# Given problem:
All of the listing below must be repeated word for word. Pictures are the only thing to omit.

__________________________________________________

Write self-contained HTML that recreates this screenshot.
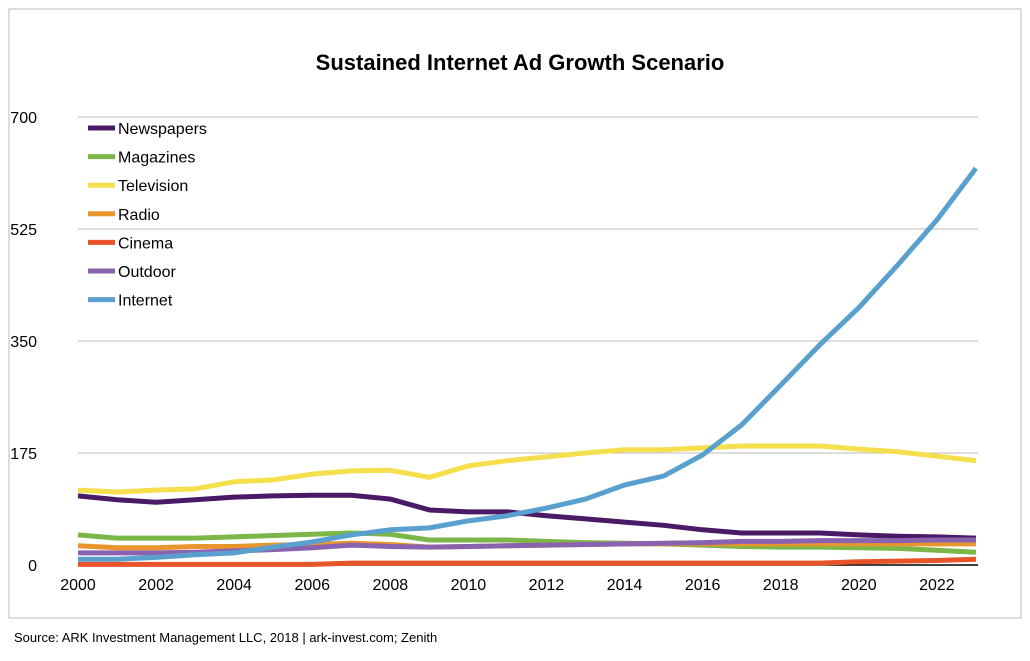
<!DOCTYPE html>
<html><head><meta charset="utf-8"><style>
body{margin:0;background:#fff;font-family:"Liberation Sans",sans-serif}
svg text{font-family:"Liberation Sans",sans-serif}
</style></head><body>
<svg width="1030" height="656" xmlns="http://www.w3.org/2000/svg">
<rect x="9" y="9" width="1012" height="609" fill="#fff" stroke="#bbb"/>
<text x="520" y="70" text-anchor="middle" font-size="22" font-weight="bold">Sustained Internet Ad Growth Scenario</text>
<g id="grid"></g><g id="axes"></g><g id="series"></g><g id="legend"></g>
<text x="14" y="642" font-size="13">Source: ARK Investment Management LLC, 2018 | ark-invest.com; Zenith</text>
</svg>
<script>
const years=[2000,2001,2002,2003,2004,2005,2006,2007,2008,2009,2010,2011,2012,2013,2014,2015,2016,2017,2018,2019,2020,2021,2022,2023];
const yTicks=[0,175,350,525,700];
const xTicks=[2000,2002,2004,2006,2008,2010,2012,2014,2016,2018,2020,2022];
const newspapers=[108,102,98,102,106,108,109,109,103,86,83,83,77,72,67,62,55,50,50,50,47,45,44,42];
const magazines=[47,42,42,42,44,46,48,50,48,39,39,39,37,35,34,33,31,29,28,28,27,26,23,20];
const television=[117,114,117,119,130,133,142,147,148,137,155,163,169,175,180,180,183,186,186,186,181,177,170,163];
const radio=[30,27,27,29,29,31,32,34,32,28,29,30,31,32,33,33,33,33,33,33,33,33,33,33];
const cinema=[1,1,1,1,1,1,1,3,3,3,3,3,3,3,3,3,3,3,3,3,5,6,7,9];
const outdoor=[19,19,19,20,22,24,27,31,29,28,29,30,31,32,33,34,35,37,37,38,38,38,39,39];
const internet=[9,9,12,16,19,28,36,47,55,58,69,77,89,103,125,139,172,219,281,344,402,469,539,620];
const names=["Newspapers","Magazines","Television","Radio","Cinema","Outdoor","Internet"];
const colors=["#4b1a66","#7ab648","#f5df4d","#e8952e","#e8542a","#8a63b0","#5aa0cf"];
const data=[newspapers,magazines,television,radio,cinema,outdoor,internet];
const X=y=>78+(y-2000)*39.04, Y=v=>565-v*0.64;
const NS="http://www.w3.org/2000/svg";
function mk(t,a,p){const e=document.createElementNS(NS,t);for(const k in a)e.setAttribute(k,a[k]);p.appendChild(e);return e;}
const grid=document.getElementById('grid'),axes=document.getElementById('axes'),ser=document.getElementById('series'),leg=document.getElementById('legend');
yTicks.forEach(v=>{
 if(v>0){const l=mk('line',{x1:78,x2:978,y1:Y(v),y2:Y(v),stroke:'#bbb','stroke-width':1},grid);
 
 }
 const t=mk('text',{x:37,y:Y(v)+6,'text-anchor':'end','font-size':16},axes);t.textContent=v;
 
 
});
xTicks.forEach(y=>{const t=mk('text',{x:X(y),y:590,'text-anchor':'middle','font-size':16},axes);t.textContent=y;
 
 });
data.forEach((d,i)=>{const p=mk('polyline',{points:d.map((v,j)=>X(years[j])+','+Y(v)).join(' '),fill:'none',stroke:colors[i],'stroke-width':5,'stroke-linejoin':'round'},ser);
 
 
 const ly=128+i*28.6;
 const g=mk('g',{},leg);
 
 
 mk('line',{x1:88,x2:115,y1:ly,y2:ly,stroke:colors[i],'stroke-width':5},g);
 const t=mk('text',{x:118,y:ly+6,'font-size':16},g);t.textContent=names[i];});
const ax=mk('line',{x1:78,x2:978,y1:565,y2:565,stroke:'#000','stroke-width':1.5},axes);


</script>
</body></html>
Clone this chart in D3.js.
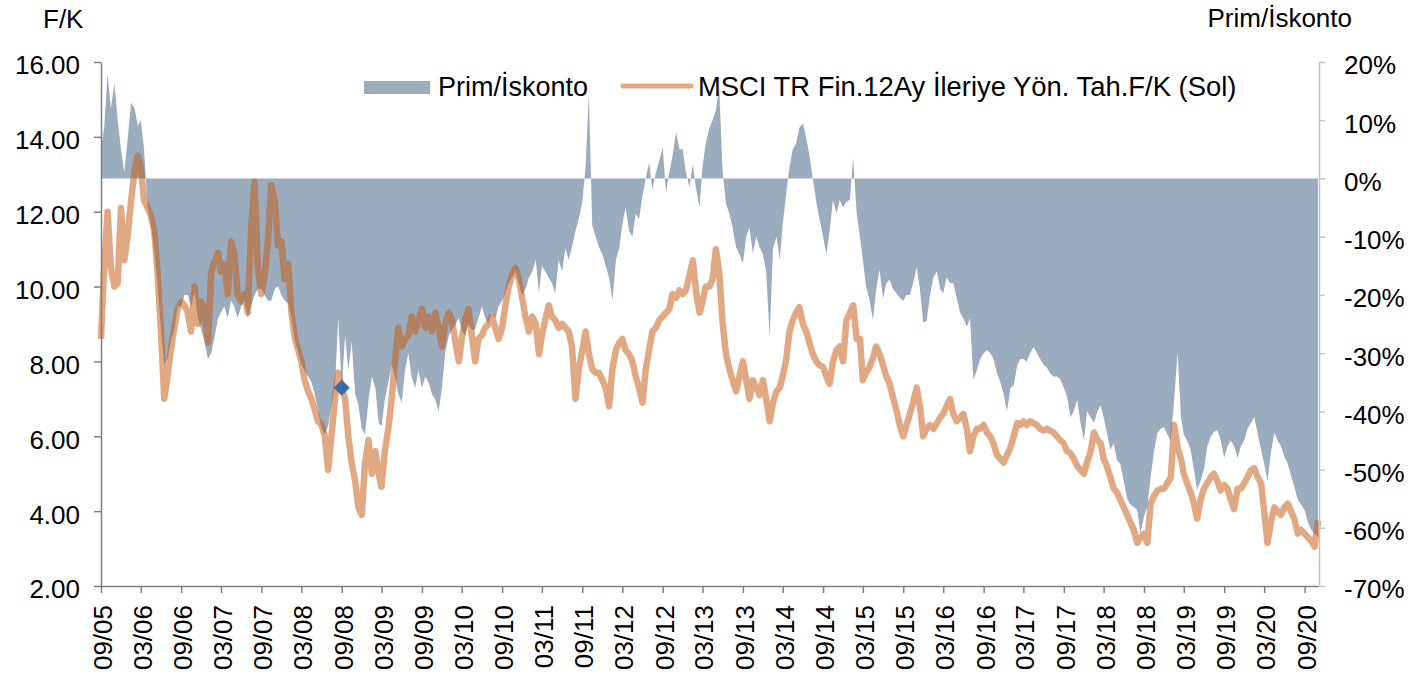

__________________________________________________

# Result of this task:
Write self-contained HTML that recreates this screenshot.
<!DOCTYPE html>
<html><head><meta charset="utf-8"><style>
body{margin:0;background:#fff;font-family:"Liberation Sans",sans-serif}
svg text{font-family:"Liberation Sans",sans-serif}
</style></head><body>
<svg width="1030" height="656" xmlns="http://www.w3.org/2000/svg">
<rect x="9" y="9" width="1012" height="609" fill="#fff" stroke="#bbb"/>
<text x="520" y="70" text-anchor="middle" font-size="22" font-weight="bold">Sustained Internet Ad Growth Scenario</text>
<g id="grid"></g><g id="axes"></g><g id="series"></g><g id="legend"></g>
<text x="14" y="642" font-size="13">Source: ARK Investment Management LLC, 2018 | ark-invest.com; Zenith</text>
</svg>
<script>
const years=[2000,2001,2002,2003,2004,2005,2006,2007,2008,2009,2010,2011,2012,2013,2014,2015,2016,2017,2018,2019,2020,2021,2022,2023];
const yTicks=[0,175,350,525,700];
const xTicks=[2000,2002,2004,2006,2008,2010,2012,2014,2016,2018,2020,2022];
const newspapers=[108,102,98,102,106,108,109,109,103,86,83,83,77,72,67,62,55,50,50,50,47,45,44,42];
const magazines=[47,42,42,42,44,46,48,50,48,39,39,39,37,35,34,33,31,29,28,28,27,26,23,20];
const television=[117,114,117,119,130,133,142,147,148,137,155,163,169,175,180,180,183,186,186,186,181,177,170,163];
const radio=[30,27,27,29,29,31,32,34,32,28,29,30,31,32,33,33,33,33,33,33,33,33,33,33];
const cinema=[1,1,1,1,1,1,1,3,3,3,3,3,3,3,3,3,3,3,3,3,5,6,7,9];
const outdoor=[19,19,19,20,22,24,27,31,29,28,29,30,31,32,33,34,35,37,37,38,38,38,39,39];
const internet=[9,9,12,16,19,28,36,47,55,58,69,77,89,103,125,139,172,219,281,344,402,469,539,620];
const names=["Newspapers","Magazines","Television","Radio","Cinema","Outdoor","Internet"];
const colors=["#4b1a66","#7ab648","#f5df4d","#e8952e","#e8542a","#8a63b0","#5aa0cf"];
const data=[newspapers,magazines,television,radio,cinema,outdoor,internet];
const X=y=>78+(y-2000)*39.04, Y=v=>565-v*0.64;
const NS="http://www.w3.org/2000/svg";
function mk(t,a,p){const e=document.createElementNS(NS,t);for(const k in a)e.setAttribute(k,a[k]);p.appendChild(e);return e;}
const grid=document.getElementById('grid'),axes=document.getElementById('axes'),ser=document.getElementById('series'),leg=document.getElementById('legend');
yTicks.forEach(v=>{
 if(v>0){const l=mk('line',{x1:78,x2:978,y1:Y(v),y2:Y(v),stroke:'#bbb','stroke-width':1},grid);
 
 }
 const t=mk('text',{x:37,y:Y(v)+6,'text-anchor':'end','font-size':16},axes);t.textContent=v;
 
 
});
xTicks.forEach(y=>{const t=mk('text',{x:X(y),y:590,'text-anchor':'middle','font-size':16},axes);t.textContent=y;
 
 });
data.forEach((d,i)=>{const p=mk('polyline',{points:d.map((v,j)=>X(years[j])+','+Y(v)).join(' '),fill:'none',stroke:colors[i],'stroke-width':5,'stroke-linejoin':'round'},ser);
 
 
 const ly=128+i*28.6;
 const g=mk('g',{},leg);
 
 
 mk('line',{x1:88,x2:115,y1:ly,y2:ly,stroke:colors[i],'stroke-width':5},g);
 const t=mk('text',{x:118,y:ly+6,'font-size':16},g);t.textContent=names[i];});
const ax=mk('line',{x1:78,x2:978,y1:565,y2:565,stroke:'#000','stroke-width':1.5},axes);


</script>
</body></html>
Clone this chart in D3.js.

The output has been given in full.